[Data listing]
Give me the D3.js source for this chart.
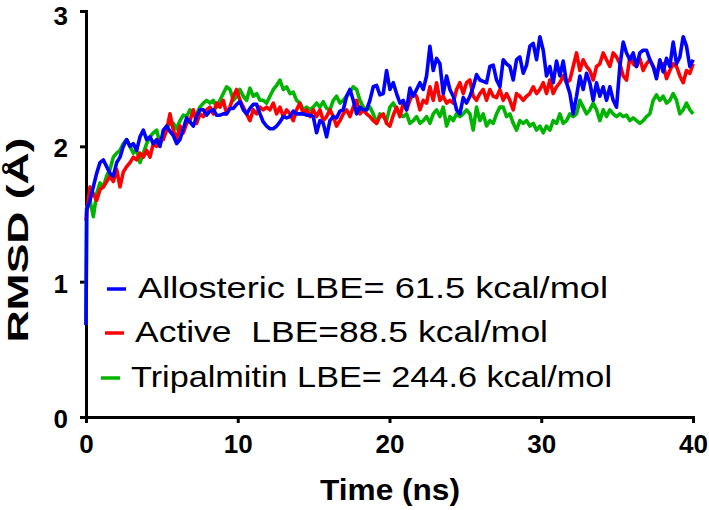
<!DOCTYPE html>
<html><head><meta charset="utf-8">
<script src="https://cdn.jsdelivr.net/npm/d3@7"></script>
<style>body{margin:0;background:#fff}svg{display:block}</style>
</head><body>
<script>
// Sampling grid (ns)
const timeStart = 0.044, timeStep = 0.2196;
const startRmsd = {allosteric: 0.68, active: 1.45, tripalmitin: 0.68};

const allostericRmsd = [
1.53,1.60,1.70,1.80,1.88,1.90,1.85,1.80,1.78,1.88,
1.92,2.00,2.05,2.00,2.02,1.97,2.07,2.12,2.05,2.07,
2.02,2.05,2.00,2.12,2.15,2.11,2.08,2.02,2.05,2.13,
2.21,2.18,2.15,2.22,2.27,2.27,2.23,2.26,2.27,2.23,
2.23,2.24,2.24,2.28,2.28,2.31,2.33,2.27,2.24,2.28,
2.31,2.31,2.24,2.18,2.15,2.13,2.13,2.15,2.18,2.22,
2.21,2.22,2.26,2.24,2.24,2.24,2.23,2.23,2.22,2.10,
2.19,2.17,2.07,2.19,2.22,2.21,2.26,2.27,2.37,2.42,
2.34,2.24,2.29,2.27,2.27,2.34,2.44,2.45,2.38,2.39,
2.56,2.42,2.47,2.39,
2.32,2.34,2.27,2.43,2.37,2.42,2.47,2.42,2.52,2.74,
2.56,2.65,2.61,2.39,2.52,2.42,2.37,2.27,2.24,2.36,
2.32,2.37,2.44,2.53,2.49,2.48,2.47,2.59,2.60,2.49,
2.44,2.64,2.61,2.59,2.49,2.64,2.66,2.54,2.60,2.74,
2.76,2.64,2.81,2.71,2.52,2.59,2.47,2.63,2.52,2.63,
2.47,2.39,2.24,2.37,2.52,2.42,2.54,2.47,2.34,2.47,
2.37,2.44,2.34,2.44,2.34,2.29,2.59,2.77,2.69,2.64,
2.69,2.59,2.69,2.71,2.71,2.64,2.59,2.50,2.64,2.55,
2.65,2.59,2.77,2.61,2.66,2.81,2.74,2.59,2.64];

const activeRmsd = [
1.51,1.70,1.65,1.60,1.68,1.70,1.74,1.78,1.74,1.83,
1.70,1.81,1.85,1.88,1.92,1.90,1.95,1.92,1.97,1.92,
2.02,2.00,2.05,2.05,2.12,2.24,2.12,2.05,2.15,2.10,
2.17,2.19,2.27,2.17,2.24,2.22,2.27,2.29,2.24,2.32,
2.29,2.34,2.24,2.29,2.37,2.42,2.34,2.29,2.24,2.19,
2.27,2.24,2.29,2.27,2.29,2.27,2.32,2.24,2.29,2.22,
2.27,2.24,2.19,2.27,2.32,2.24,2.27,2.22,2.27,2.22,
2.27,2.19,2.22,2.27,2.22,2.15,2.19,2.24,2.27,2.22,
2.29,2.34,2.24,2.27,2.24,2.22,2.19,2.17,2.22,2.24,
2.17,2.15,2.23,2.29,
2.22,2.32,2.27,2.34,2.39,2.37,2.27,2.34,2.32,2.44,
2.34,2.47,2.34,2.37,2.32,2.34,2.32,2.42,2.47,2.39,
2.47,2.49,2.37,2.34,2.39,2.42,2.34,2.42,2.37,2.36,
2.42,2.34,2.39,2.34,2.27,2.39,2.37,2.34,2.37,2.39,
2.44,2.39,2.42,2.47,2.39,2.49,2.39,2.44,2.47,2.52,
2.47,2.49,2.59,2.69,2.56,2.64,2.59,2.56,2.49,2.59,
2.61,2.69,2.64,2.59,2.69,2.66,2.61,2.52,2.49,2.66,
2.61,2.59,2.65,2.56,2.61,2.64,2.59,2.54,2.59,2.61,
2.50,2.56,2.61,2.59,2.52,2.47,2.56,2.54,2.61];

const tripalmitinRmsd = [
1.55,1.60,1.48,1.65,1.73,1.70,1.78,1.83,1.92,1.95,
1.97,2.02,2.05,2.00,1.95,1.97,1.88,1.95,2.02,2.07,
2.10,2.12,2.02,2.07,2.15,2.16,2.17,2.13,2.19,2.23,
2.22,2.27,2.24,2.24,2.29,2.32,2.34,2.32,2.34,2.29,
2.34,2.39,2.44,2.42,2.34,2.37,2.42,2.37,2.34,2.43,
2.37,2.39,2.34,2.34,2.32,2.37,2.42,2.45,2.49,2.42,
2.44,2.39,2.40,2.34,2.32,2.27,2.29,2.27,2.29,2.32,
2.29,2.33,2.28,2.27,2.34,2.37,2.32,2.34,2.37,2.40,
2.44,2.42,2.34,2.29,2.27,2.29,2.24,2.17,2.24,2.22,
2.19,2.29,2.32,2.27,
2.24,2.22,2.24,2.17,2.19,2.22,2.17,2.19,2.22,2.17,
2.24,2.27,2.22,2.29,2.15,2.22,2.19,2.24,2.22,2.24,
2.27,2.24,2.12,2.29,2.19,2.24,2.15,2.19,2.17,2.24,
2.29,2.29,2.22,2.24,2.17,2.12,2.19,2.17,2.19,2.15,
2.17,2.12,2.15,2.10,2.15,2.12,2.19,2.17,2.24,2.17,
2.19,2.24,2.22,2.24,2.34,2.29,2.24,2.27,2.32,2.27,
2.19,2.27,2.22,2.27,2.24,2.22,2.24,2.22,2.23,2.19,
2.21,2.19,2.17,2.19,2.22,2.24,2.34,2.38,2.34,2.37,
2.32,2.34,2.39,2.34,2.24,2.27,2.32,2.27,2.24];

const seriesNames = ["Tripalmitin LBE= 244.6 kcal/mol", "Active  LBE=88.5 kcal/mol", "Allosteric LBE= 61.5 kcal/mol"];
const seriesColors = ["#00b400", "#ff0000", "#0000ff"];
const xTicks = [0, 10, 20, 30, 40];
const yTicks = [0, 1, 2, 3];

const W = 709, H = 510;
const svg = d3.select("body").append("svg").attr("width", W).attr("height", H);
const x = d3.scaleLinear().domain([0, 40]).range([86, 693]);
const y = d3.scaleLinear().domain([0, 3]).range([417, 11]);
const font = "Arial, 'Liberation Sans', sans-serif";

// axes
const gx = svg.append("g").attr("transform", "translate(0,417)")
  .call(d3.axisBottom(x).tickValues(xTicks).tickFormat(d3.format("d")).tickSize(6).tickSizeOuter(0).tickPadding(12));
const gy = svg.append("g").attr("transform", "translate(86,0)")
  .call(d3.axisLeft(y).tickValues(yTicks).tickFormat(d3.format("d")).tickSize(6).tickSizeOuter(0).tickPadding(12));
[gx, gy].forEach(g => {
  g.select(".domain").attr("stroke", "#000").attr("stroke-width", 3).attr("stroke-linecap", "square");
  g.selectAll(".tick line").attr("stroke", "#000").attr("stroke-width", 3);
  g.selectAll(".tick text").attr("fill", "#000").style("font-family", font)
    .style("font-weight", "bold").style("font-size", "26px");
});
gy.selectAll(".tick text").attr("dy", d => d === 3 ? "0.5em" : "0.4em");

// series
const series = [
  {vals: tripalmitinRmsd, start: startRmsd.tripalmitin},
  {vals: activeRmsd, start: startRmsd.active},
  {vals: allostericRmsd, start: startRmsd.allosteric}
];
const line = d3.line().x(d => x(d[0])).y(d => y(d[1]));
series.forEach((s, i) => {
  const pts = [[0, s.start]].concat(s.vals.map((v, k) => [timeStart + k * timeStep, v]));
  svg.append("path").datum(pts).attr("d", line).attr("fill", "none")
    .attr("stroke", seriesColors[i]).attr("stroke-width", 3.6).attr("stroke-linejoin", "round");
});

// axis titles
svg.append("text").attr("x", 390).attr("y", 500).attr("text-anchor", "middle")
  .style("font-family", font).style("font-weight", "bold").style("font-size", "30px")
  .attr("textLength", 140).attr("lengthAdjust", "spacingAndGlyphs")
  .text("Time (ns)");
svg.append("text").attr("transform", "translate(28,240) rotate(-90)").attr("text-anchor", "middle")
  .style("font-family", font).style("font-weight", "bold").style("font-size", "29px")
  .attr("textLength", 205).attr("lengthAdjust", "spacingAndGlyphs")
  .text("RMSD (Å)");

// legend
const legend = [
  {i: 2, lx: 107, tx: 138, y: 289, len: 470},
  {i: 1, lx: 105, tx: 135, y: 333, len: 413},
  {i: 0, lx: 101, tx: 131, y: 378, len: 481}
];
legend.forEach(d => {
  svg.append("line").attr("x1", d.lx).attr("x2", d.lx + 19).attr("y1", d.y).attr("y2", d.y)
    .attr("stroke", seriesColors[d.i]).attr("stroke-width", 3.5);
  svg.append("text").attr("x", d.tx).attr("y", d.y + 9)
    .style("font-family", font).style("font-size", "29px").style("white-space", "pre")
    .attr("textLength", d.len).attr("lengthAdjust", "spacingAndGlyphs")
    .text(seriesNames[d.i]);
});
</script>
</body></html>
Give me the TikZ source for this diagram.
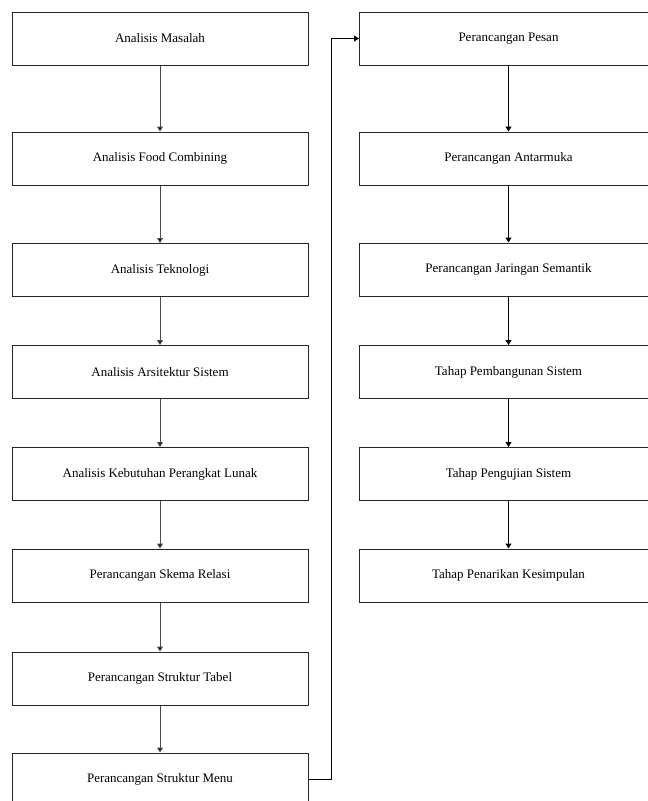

* [YOUR GOAL] Go back to the entries above and restate word for word every line from the first through the one that contains "2.65,2.59,2.77,2.61,2.66,2.81,2.74,2.59,2.64];", leaving the pictures behind.

* [EXPECTED OUTPUT]
Give me the D3.js source for this chart.
<!DOCTYPE html>
<html><head><meta charset="utf-8">
<script src="https://cdn.jsdelivr.net/npm/d3@7"></script>
<style>body{margin:0;background:#fff}svg{display:block}</style>
</head><body>
<script>
// Sampling grid (ns)
const timeStart = 0.044, timeStep = 0.2196;
const startRmsd = {allosteric: 0.68, active: 1.45, tripalmitin: 0.68};

const allostericRmsd = [
1.53,1.60,1.70,1.80,1.88,1.90,1.85,1.80,1.78,1.88,
1.92,2.00,2.05,2.00,2.02,1.97,2.07,2.12,2.05,2.07,
2.02,2.05,2.00,2.12,2.15,2.11,2.08,2.02,2.05,2.13,
2.21,2.18,2.15,2.22,2.27,2.27,2.23,2.26,2.27,2.23,
2.23,2.24,2.24,2.28,2.28,2.31,2.33,2.27,2.24,2.28,
2.31,2.31,2.24,2.18,2.15,2.13,2.13,2.15,2.18,2.22,
2.21,2.22,2.26,2.24,2.24,2.24,2.23,2.23,2.22,2.10,
2.19,2.17,2.07,2.19,2.22,2.21,2.26,2.27,2.37,2.42,
2.34,2.24,2.29,2.27,2.27,2.34,2.44,2.45,2.38,2.39,
2.56,2.42,2.47,2.39,
2.32,2.34,2.27,2.43,2.37,2.42,2.47,2.42,2.52,2.74,
2.56,2.65,2.61,2.39,2.52,2.42,2.37,2.27,2.24,2.36,
2.32,2.37,2.44,2.53,2.49,2.48,2.47,2.59,2.60,2.49,
2.44,2.64,2.61,2.59,2.49,2.64,2.66,2.54,2.60,2.74,
2.76,2.64,2.81,2.71,2.52,2.59,2.47,2.63,2.52,2.63,
2.47,2.39,2.24,2.37,2.52,2.42,2.54,2.47,2.34,2.47,
2.37,2.44,2.34,2.44,2.34,2.29,2.59,2.77,2.69,2.64,
2.69,2.59,2.69,2.71,2.71,2.64,2.59,2.50,2.64,2.55,
2.65,2.59,2.77,2.61,2.66,2.81,2.74,2.59,2.64];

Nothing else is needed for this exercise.